The phrase “no good deed goes unpunished” applies in many contexts, including California employment law. Here are six ways that employers get into trouble by trying to do favors for their workers.

  1. Treating an employee as an independent contractor. Some workers want you to treat them as independent contractors so they aren’t subject to withholding. But even if they agree to it in writing, that doesn’t protect you from liability. First, if the workers change their minds and bring wage claims, you can be on the hook for a variety of penalties. These include penalties for not having issued proper wage statements, not providing meal and rest breaks, and not properly tracking the employees’ hours. In addition, the Employment Development Department, Franchise Tax Board, Internal Revenue Service, and others can pursue you for not properly withholding and paying payroll taxes.
  2. Paying employees in cash. Sometimes an employee may ask you to pay them under the table. Like paying them as contractors, you won’t have the pay records you’re required to maintain and the agencies that collect payroll taxes can come after you. You’re basically defrauding the government. They don’t like that and they’ll punish you if they find out.
  3. Allowing star employees flexibility to break the rules. It’s tempting to give top performers leeway when it comes to attendance, standards of behavior, and work rules generally. Don’t do it. Others can characterize it as favoritism, or even discrimination. It also makes it harder to hold other employees accountable for breaking those rules.
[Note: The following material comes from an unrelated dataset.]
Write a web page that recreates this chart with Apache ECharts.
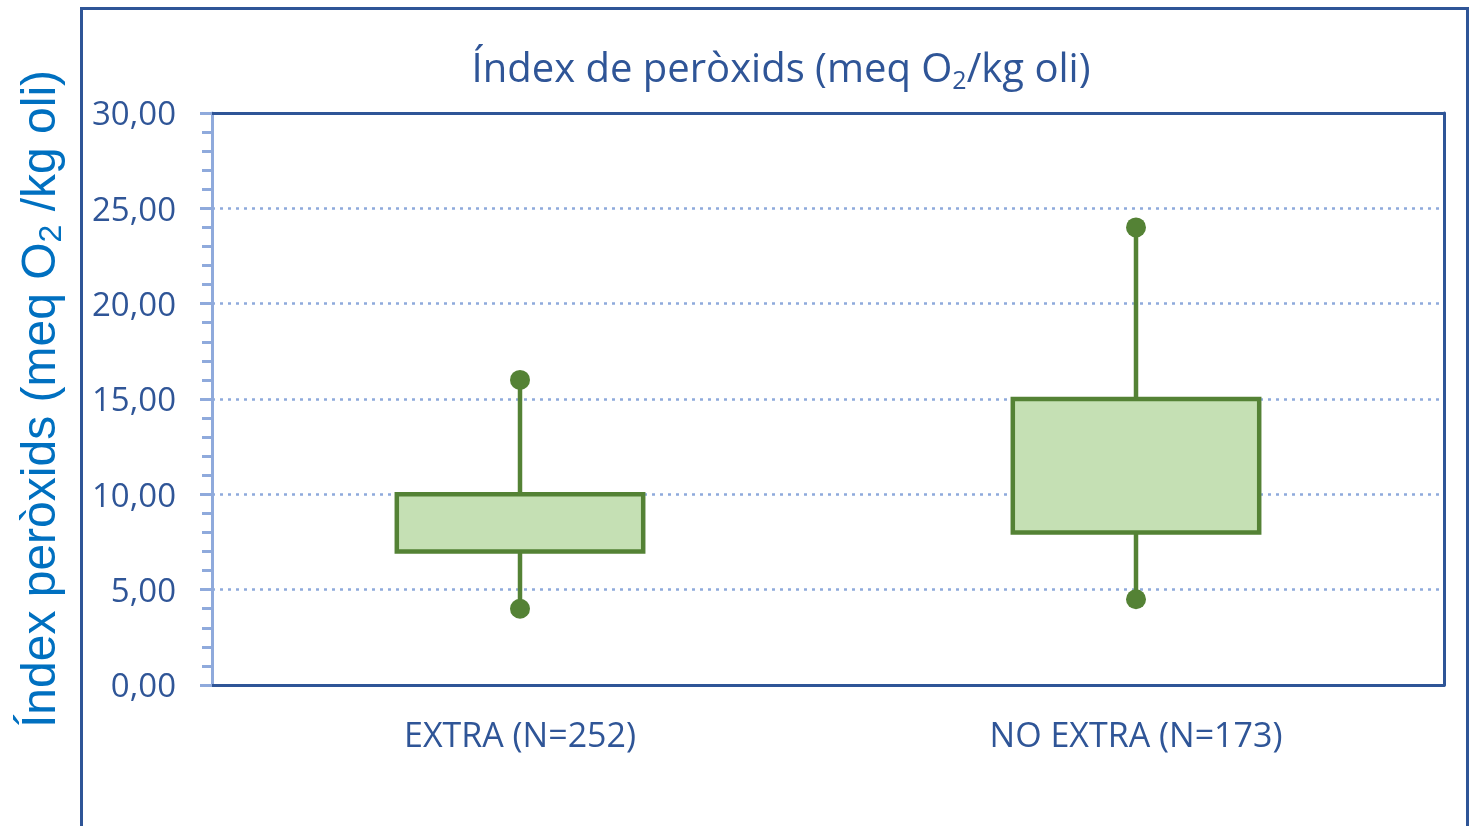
<!DOCTYPE html>
<html>
<head>
<meta charset="utf-8">
<script src="https://cdn.jsdelivr.net/npm/echarts@6/dist/echarts.min.js"></script>
<style>
html,body{margin:0;padding:0;background:#fff;}
#chart{width:1470px;height:826px;}
</style>
</head>
<body>
<div id="chart"></div>
<script>
// ---- data ----
const categories = ['EXTRA (N=252)', 'NO EXTRA (N=173)'];
const minValues = [4, 4.5];
const q1Values = [7, 8];
const q3Values = [10, 15];
const maxValues = [16, 24];
const yTicks = [0, 5, 10, 15, 20, 25, 30];

const seriesData = categories.map((c, i) => [i, minValues[i], q1Values[i], q3Values[i], maxValues[i]]);

const darkBlue = '#2F5597';
const lightBlue = '#8FAADC';
const textBlue = '#2F5597';
const green = '#548235';
const fillGreen = '#C5E0B4';

const chart = echarts.init(document.getElementById('chart'), null, {renderer: 'canvas'});

function renderItem(params, api) {
  const idx = api.value(0);
  const pLow = api.coord([idx, api.value(1)]);
  const pQ1 = api.coord([idx, api.value(2)]);
  const pQ3 = api.coord([idx, api.value(3)]);
  const pHigh = api.coord([idx, api.value(4)]);
  const w = api.size([1, 0])[0] * 0.4;
  const x = pQ1[0];
  const lineStyle = {stroke: green, lineWidth: 4.5};
  return {
    type: 'group',
    children: [
      {type: 'line', shape: {x1: x, y1: pHigh[1], x2: x, y2: pQ3[1]}, style: lineStyle},
      {type: 'line', shape: {x1: x, y1: pQ1[1], x2: x, y2: pLow[1]}, style: lineStyle},
      {type: 'rect', shape: {x: x - w / 2, y: pQ3[1], width: w, height: pQ1[1] - pQ3[1]},
        style: {fill: fillGreen, stroke: green, lineWidth: 4.5}},
      {type: 'circle', shape: {cx: x, cy: pHigh[1], r: 10}, style: {fill: green}},
      {type: 'circle', shape: {cx: x, cy: pLow[1], r: 10}, style: {fill: green}}
    ]
  };
}

const option = {
  backgroundColor: '#fff',
  animation: false,
  title: {
    text: '{a|Índex de peròxids (meq O}{s|2}{a|/kg oli)}',
    left: 776,
    textAlign: 'center',
    top: 40,
    textStyle: {
      rich: {
        a: {fontFamily: 'Open Sans', fontSize: 40, fontWeight: 'normal', color: textBlue, lineHeight: 52},
        s: {fontFamily: 'Open Sans', fontSize: 25, fontWeight: 'normal', color: textBlue, lineHeight: 52, padding: [22, 0, 0, 0]}
      }
    }
  },
  graphic: [{
    type: 'rect',
    z: -10,
    shape: {x: 81.5, y: 8.5, width: 1386, height: 900},
    style: {fill: 'none', stroke: darkBlue, lineWidth: 3}
  }],
  grid: {left: 212, right: 26, top: 113, bottom: 141, outerBoundsMode: 'none', containLabel: false},
  xAxis: [{
    type: 'category',
    data: categories,
    axisLine: {onZero: false, lineStyle: {color: darkBlue, width: 3}},
    axisTick: {show: false},
    axisLabel: {color: textBlue, fontFamily: 'Open Sans', fontSize: 34, margin: 35}
  }, {
    type: 'category',
    position: 'top',
    data: categories,
    axisLine: {show: true, onZero: false, lineStyle: {color: darkBlue, width: 3}},
    axisTick: {show: false},
    axisLabel: {show: false}
  }],
  yAxis: [{
    type: 'value',
    min: yTicks[0],
    max: yTicks[yTicks.length - 1],
    interval: 5,
    axisLine: {show: true, onZero: false, lineStyle: {color: lightBlue, width: 3}},
    axisTick: {show: true, length: 12, lineStyle: {color: lightBlue, width: 3}},
    minorTick: {show: true, splitNumber: 5, length: 10, lineStyle: {color: lightBlue, width: 3}},
    splitLine: {show: true, lineStyle: {color: lightBlue, width: 2.5, type: [3, 5]}},
    axisLabel: {
      color: textBlue, fontFamily: 'Open Sans', fontSize: 33, margin: 36,
      formatter: v => '{v|' + v.toFixed(2).replace('.', ',') + '}',
      rich: {v: {fontFamily: 'Open Sans', fontSize: 33, color: textBlue, padding: [6, 0, 0, 0]}}
    },
    name: '{a|Índex peròxids (meq O}{s|2}{a| /kg oli)}',
    nameLocation: 'middle',
    nameRotate: 90,
    nameGap: 142,
    nameMoveOverlap: false,
    nameTextStyle: {
      rich: {
        a: {fontFamily: 'Liberation Sans', fontSize: 48, color: '#0070C0', lineHeight: 56},
        s: {fontFamily: 'Liberation Sans', fontSize: 32, color: '#0070C0', lineHeight: 56, padding: [20, 0, 0, 0]}
      }
    }
  }, {
    type: 'value',
    position: 'right',
    min: 0, max: 30, interval: 5,
    axisLine: {show: true, onZero: false, lineStyle: {color: darkBlue, width: 3}},
    axisTick: {show: false},
    axisLabel: {show: false},
    splitLine: {show: false}
  }],
  series: [{
    type: 'custom',
    renderItem: renderItem,
    data: seriesData,
    encode: {x: 0, y: [1, 2, 3, 4]},
    z: 5
  }]
};
chart.setOption(option);
</script>
</body>
</html>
  4. Giving a terminated employee a glowing reference. Maybe you feel bad about firing someone and giving them a glowing reference eases your guilt. However, if the employee challenges the termination in court or arbitration, expect to get grilled on the conflict between the employee who was so bad you had to fire them and the employee described in your glowing reference letter. While you’re at it, you should also anticipate getting grilled on your demonstrated willingness to make false statements. Also, if their next employer relies to its detriment on untrue statements you made in the reference, it can sue you for fraud.
  5. Giving positive evaluations to underperformers. Don’t get me started! I’ve ranted about this enough, including here and here.
  6. Not terminating employees who deserve to be. No one likes firing people. But sometimes it’s necessary. If you retain employees who misbehave or consistently fail to meet performance standards, you get punished in two ways. First, it becomes harder to terminate that person later on. Second, it becomes harder to terminate others for similar shortcomings. Both problems arise because you’ve set a precedent of what you’ll tolerate.

On the other hand, if you weren’t willing to tolerate a certain level of punishment, why are you employing people in California to begin with?